If we could magically change something in history to greatly reduce the toll of both these cataclysms, what might it be? Imagine that the United States had not passed the Immigration Act of 1924, which essentially slammed the door on almost all newcomers for more than forty years. Without it, Jewish immigration to the US would surely have soared during the 1920s and 1930s. Some 2.5 million Jews, most of them hoping for a better life than they had in tsarist Russia, had already come here between 1880 and 1924. Then, even in the decade before Hitler took power, Jews still had many reasons to leave Europe. Poland, whose Jewish population of 2.8 million was the continent’s largest, was a cauldron of antisemitism between the wars, with outbreaks of deadly violence, segregated seating and de facto quotas in many universities, and numerous other humiliations.
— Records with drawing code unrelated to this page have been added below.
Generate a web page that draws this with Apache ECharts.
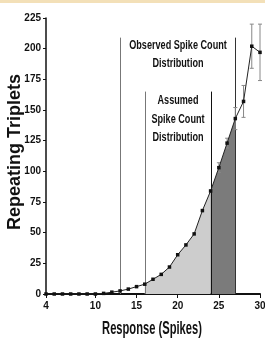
<!DOCTYPE html>
<html>
<head>
<meta charset="utf-8">
<script src="https://cdn.jsdelivr.net/npm/echarts@6/dist/echarts.min.js"></script>
<style>
  html, body { margin: 0; padding: 0; background: #fff; }
  #main { width: 265px; height: 342px; }
</style>
</head>
<body>
<div id="main"></div>
<script>
// spike counts and repeating triplets
const spikes = [4, 5, 6, 7, 8, 9, 10, 11, 12, 13, 14, 15, 16, 17, 18, 19, 20, 21, 22, 23, 24, 25, 26, 27, 28, 29, 30];
const triplets = [0, 0, 0, 0, 0, 0, 0, 0.5, 1.5, 2.5, 4, 6, 8, 12, 16, 22, 32, 40, 49, 68, 84, 103, 123, 143, 157, 202, 197];
// error bars (x, half width)
const errX = [25, 26, 27, 28, 29, 30];
const errHalf = [4, 4, 9, 13, 18, 23];
const xTicks = [4, 10, 15, 20, 25, 30];
// distribution boundaries
const observedRange = [13, 27];
const assumedRange = [16, 24];
const observedTop = 209;
const assumedTop = 165;

const FONT = "'Liberation Sans', Arial, sans-serif";

const pts = spikes.map((x, i) => [x, triplets[i]]);
const between = (a, b) => pts.filter(p => p[0] >= a && p[0] <= b);
const errData = errX.map((x, i) => {
  const y = triplets[spikes.indexOf(x)];
  return [x, y - errHalf[i], y + errHalf[i]];
});

const vlines = [
  { x: observedRange[0], top: observedTop, color: '#777' },
  { x: assumedRange[0], top: assumedTop, color: '#777' },
  { x: assumedRange[1], top: assumedTop, color: '#111' },
  { x: observedRange[1], top: observedTop, color: '#333' }
];

// condensed look: the narrow font is not installed, so squeeze the text
function label(text, x, y, size, sx, lh, rot) {
  return {
    type: 'text', x: x, y: y, scaleX: sx, rotation: rot || 0,
    style: {
      text: text, x: 0, y: 0, font: 'bold ' + size + 'px ' + FONT, fill: '#111',
      align: 'center', verticalAlign: 'middle', lineHeight: lh || size
    }
  };
}

var myChart = echarts.init(document.getElementById('main'), null, { renderer: 'canvas' });

const option = {
  animation: false,
  backgroundColor: '#fff',
  grid: { left: 46, right: 5, top: 18, bottom: 48, containLabel: false, outerBoundsMode: 'none' },
  xAxis: {
    type: 'value',
    min: 4,
    max: 30,
    axisLine: { lineStyle: { color: '#111', width: 2 } },
    axisTick: { show: true, length: 4, customValues: xTicks, lineStyle: { color: '#111' } },
    axisLabel: { customValues: xTicks, margin: 7, fontFamily: FONT, fontWeight: 'bold', fontSize: 10, color: '#111' },
    splitLine: { show: false }
  },
  yAxis: {
    type: 'value',
    min: 0,
    max: 225,
    interval: 25,
    axisLine: { show: true, lineStyle: { color: '#111', width: 1.5 } },
    axisTick: { show: true, length: 3, lineStyle: { color: '#111' } },
    axisLabel: { margin: 5, fontFamily: FONT, fontWeight: 'bold', fontSize: 10, color: '#111' },
    splitLine: { show: false }
  },
  graphic: [
    { type: 'rect', shape: { x: 0, y: 0, width: 265, height: 3 }, style: { fill: '#f3e0b8' } },
    label('Observed Spike Count\nDistribution', 178, 54, 13, 0.7, 18),
    label('Assumed\nSpike Count\nDistribution', 178, 119, 13, 0.7, 18.5),
    label('Response (Spikes)', 152, 329, 18, 0.62),
    label('Repeating Triplets', 15, 152, 18, 1, 18, Math.PI / 2)
  ],
  series: [
    {
      type: 'line',
      data: between(assumedRange[0], assumedRange[1]),
      symbol: 'none',
      lineStyle: { width: 0 },
      areaStyle: { color: '#cdcdcd', opacity: 1 },
      z: 1
    },
    {
      type: 'line',
      data: between(assumedRange[1], observedRange[1]),
      symbol: 'none',
      lineStyle: { width: 0 },
      areaStyle: { color: '#7b7b7b', opacity: 1 },
      z: 1
    },
    {
      type: 'custom',
      data: vlines.map(v => [v.x, v.top]),
      renderItem: function (params, api) {
        const v = vlines[params.dataIndex];
        const p0 = api.coord([api.value(0), 0]);
        const p1 = api.coord([api.value(0), api.value(1)]);
        return {
          type: 'line',
          shape: { x1: Math.round(p0[0]) + 0.5, y1: p0[1], x2: Math.round(p1[0]) + 0.5, y2: p1[1] },
          style: { stroke: v.color, lineWidth: 1 }
        };
      },
      z: 2
    },
    {
      type: 'custom',
      data: errData,
      renderItem: function (params, api) {
        const lo = api.coord([api.value(0), api.value(1)]);
        const hi = api.coord([api.value(0), api.value(2)]);
        const c = 2;
        const s = { stroke: '#888', lineWidth: 1 };
        return {
          type: 'group',
          children: [
            { type: 'line', shape: { x1: lo[0], y1: lo[1], x2: hi[0], y2: hi[1] }, style: s },
            { type: 'line', shape: { x1: lo[0] - c, y1: lo[1], x2: lo[0] + c, y2: lo[1] }, style: s },
            { type: 'line', shape: { x1: hi[0] - c, y1: hi[1], x2: hi[0] + c, y2: hi[1] }, style: s }
          ]
        };
      },
      z: 3
    },
    {
      type: 'line',
      data: pts,
      symbol: 'rect',
      symbolSize: 3.5,
      lineStyle: { color: '#222', width: 1 },
      itemStyle: { color: '#111' },
      z: 4
    }
  ]
};

myChart.setOption(option);
</script>
</body>
</html>
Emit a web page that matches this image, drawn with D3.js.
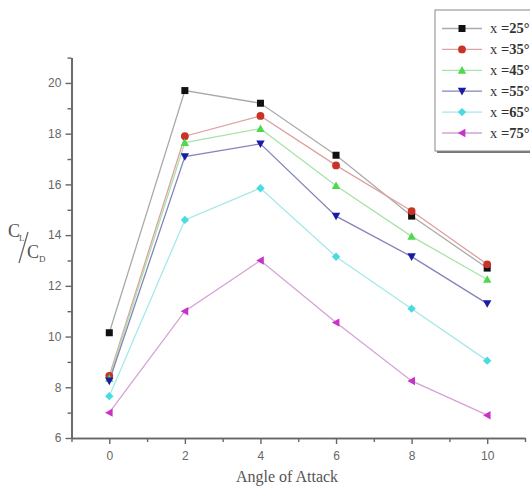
<!DOCTYPE html>
<html><head><meta charset="utf-8">
<script src="https://cdn.jsdelivr.net/npm/d3@7"></script>
<style>html,body{margin:0;padding:0;background:#fff;overflow:hidden}</style>
</head><body>
<svg id="chart" width="530" height="491"></svg>
<script>
// ---- data ----
const angles = [0, 2, 4, 6, 8, 10];
const x25 = [10.15, 19.7, 19.2, 17.15, 14.75, 12.7];
const x35 = [8.45, 17.9, 18.7, 16.75, 14.95, 12.85];
const x45 = [8.35, 17.65, 18.2, 15.95, 13.95, 12.25];
const x55 = [8.25, 17.1, 17.6, 14.75, 13.15, 11.3];
const x65 = [7.65, 14.6, 15.85, 13.15, 11.1, 9.05];
const x75 = [7.0, 11.0, 13.0, 10.55, 8.25, 6.9];
const seriesNames = ["25", "35", "45", "55", "65", "75"];
const xTicks = [0, 2, 4, 6, 8, 10];
const xMinor = [-1, 1, 3, 5, 7, 9, 11];
const yTicks = [6, 8, 10, 12, 14, 16, 18, 20];
const yMinor = [7, 9, 11, 13, 15, 17, 19, 21];

const seriesValues = [x25, x35, x45, x55, x65, x75];
const markerColors = ["#111111", "#c83228", "#4cd94c", "#1a1aa8", "#4dd9e0", "#c832c8"];
const lineColors = ["#aaaaaa", "#dfa0a0", "#a8e4a8", "#8484bc", "#a6e8ea", "#d6a2d6"];
const symbols = ["square", "circle", "triUp", "triDown", "diamond", "triLeft"];

const svg = d3.select("#chart");
const x = d3.scaleLinear().domain([-1, 11]).range([71.5, 525]);
const y = d3.scaleLinear().domain([6, 21]).range([438, 57.6]);
const axisColor = "#666";

function drawSymbol(g, type, cx, cy, color) {
  let path;
  const s = 4.2;
  if (type === "square") {
    g.append("rect").attr("x", cx - 3.5).attr("y", cy - 3.5).attr("width", 7).attr("height", 7).attr("fill", color);
    return;
  } else if (type === "circle") {
    g.append("circle").attr("cx", cx).attr("cy", cy).attr("r", 3.9).attr("fill", color);
    return;
  } else if (type === "triUp") {
    path = `M${cx},${cy - s} L${cx + s},${cy + s * 0.8} L${cx - s},${cy + s * 0.8}Z`;
  } else if (type === "triDown") {
    path = `M${cx},${cy + s} L${cx + s},${cy - s * 0.8} L${cx - s},${cy - s * 0.8}Z`;
  } else if (type === "diamond") {
    path = `M${cx},${cy - s} L${cx + s},${cy} L${cx},${cy + s} L${cx - s},${cy}Z`;
  } else if (type === "triLeft") {
    path = `M${cx - s},${cy} L${cx + s * 0.8},${cy - s} L${cx + s * 0.8},${cy + s}Z`;
  }
  g.append("path").attr("d", path).attr("fill", color);
}

// ---- axes ----
const gx = svg.append("g").attr("transform", `translate(0,${y(6)})`)
  .call(d3.axisBottom(x).tickValues(xTicks).tickSize(6).tickSizeOuter(0).tickFormat(d3.format("d")));
const gxm = svg.append("g").attr("transform", `translate(0,${y(6)})`)
  .call(d3.axisBottom(x).tickValues(xMinor).tickSize(4).tickSizeOuter(0).tickFormat(""));
const gy = svg.append("g").attr("transform", `translate(${x(-1)},0)`)
  .call(d3.axisLeft(y).tickValues(yTicks).tickSize(6).tickSizeOuter(0).tickFormat(d3.format("d")));
const gym = svg.append("g").attr("transform", `translate(${x(-1)},0)`)
  .call(d3.axisLeft(y).tickValues(yMinor).tickSize(4).tickSizeOuter(0).tickFormat(""));
[gx, gxm, gy, gym].forEach(g => {
  g.selectAll("path.domain").attr("stroke", axisColor).attr("stroke-width", 1.6);
  g.selectAll(".tick line").attr("stroke", axisColor).attr("stroke-width", 1.4);
  g.selectAll(".tick text").attr("fill", "#666").attr("font-family", "Liberation Sans, Arial, sans-serif").attr("font-size", 12);
});
gx.selectAll(".tick text").attr("dy", "1.05em");
gy.selectAll(".tick text").attr("dx", "-0.1em");

// axis titles
svg.append("text").attr("x", 287).attr("y", 482).attr("text-anchor", "middle")
  .attr("font-family", "Liberation Serif, Times New Roman, serif").attr("font-size", 16)
  .attr("fill", "#555").text("Angle of Attack");

const yl = svg.append("g").attr("fill", "#555").attr("font-family", "Liberation Serif, Times New Roman, serif");
yl.append("text").attr("x", 8).attr("y", 237).attr("font-size", 18).text("C");
yl.append("text").attr("x", 19).attr("y", 241).attr("font-size", 9).text("L");
yl.append("line").attr("x1", 28).attr("y1", 232).attr("x2", 19).attr("y2", 263)
  .attr("stroke", "#666").attr("stroke-width", 1.3);
yl.append("text").attr("x", 27).attr("y", 258).attr("font-size", 18).text("C");
yl.append("text").attr("x", 39).attr("y", 262).attr("font-size", 9).text("D");

// ---- series ----
const line = d3.line().x((d, i) => x(angles[i])).y(d => y(d));
seriesValues.forEach((vals, k) => {
  svg.append("path").datum(vals).attr("d", line).attr("fill", "none")
    .attr("stroke", lineColors[k]).attr("stroke-width", 1.3);
});
seriesValues.forEach((vals, k) => {
  const g = svg.append("g");
  vals.forEach((v, i) => drawSymbol(g, symbols[k], x(angles[i]), y(v), markerColors[k]));
});

// ---- legend ----
const lg = svg.append("g");
lg.append("rect").attr("x", 437).attr("y", 12).attr("width", 120).attr("height", 141).attr("fill", "#777");
lg.append("rect").attr("x", 435).attr("y", 10).attr("width", 120).attr("height", 141)
  .attr("fill", "#fff").attr("stroke", "#888").attr("stroke-width", 1);
const rowY0 = 28.5, rowStep = 20.9;
seriesNames.forEach((name, k) => {
  const ry = rowY0 + k * rowStep;
  lg.append("line").attr("x1", 442).attr("x2", 482).attr("y1", ry).attr("y2", ry)
    .attr("stroke", lineColors[k]).attr("stroke-width", 1.3);
  drawSymbol(lg, symbols[k], 462, ry, markerColors[k]);
  const t = lg.append("text").attr("x", 490).attr("y", ry + 4.5)
    .attr("font-family", "Liberation Serif, Times New Roman, serif").attr("font-size", 14.5).attr("fill", "#333");
  t.append("tspan").text("x ");
  t.append("tspan").attr("font-weight", "bold").text("=" + name + "°");
});
</script>
</body></html>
What if Jews from Poland, Germany, and elsewhere had been allowed to immigrate to the United States with no restrictions after 1924? Millions might have done so, escaping Hitler, and far fewer might have gone to Palestine. In this imagined scenario, Jews and Arabs might have found a more equitable way of sharing a part of the world where both peoples have roots. And with our power to adjust history, we would give both Jews and Arabs leaders who were far more open to coexistence and compromise than either people have had over the past century.
Finally, we would have to eliminate the powerful surge of American nativism that was responsible for the Immigration Act of 1924. The political ancestors of Donald Trump and Stephen Miller became ever more vocal during the first decades of the twentieth century. And sadly, millions of Americans across the class spectrum agreed with them.
In other words, America could have just not passed its racist anti-immigration law. But it did because we are reminded again what a horrible nation the United States has been and continues to be. Of course there are lots of other figures responsible for these two atrocities of global history in the Jewish Holocaust and the Nakba, not so ironically placed on the world by survivors of said Holocaust. It’s not all the United States’ fault. But it is also the United States’ fault.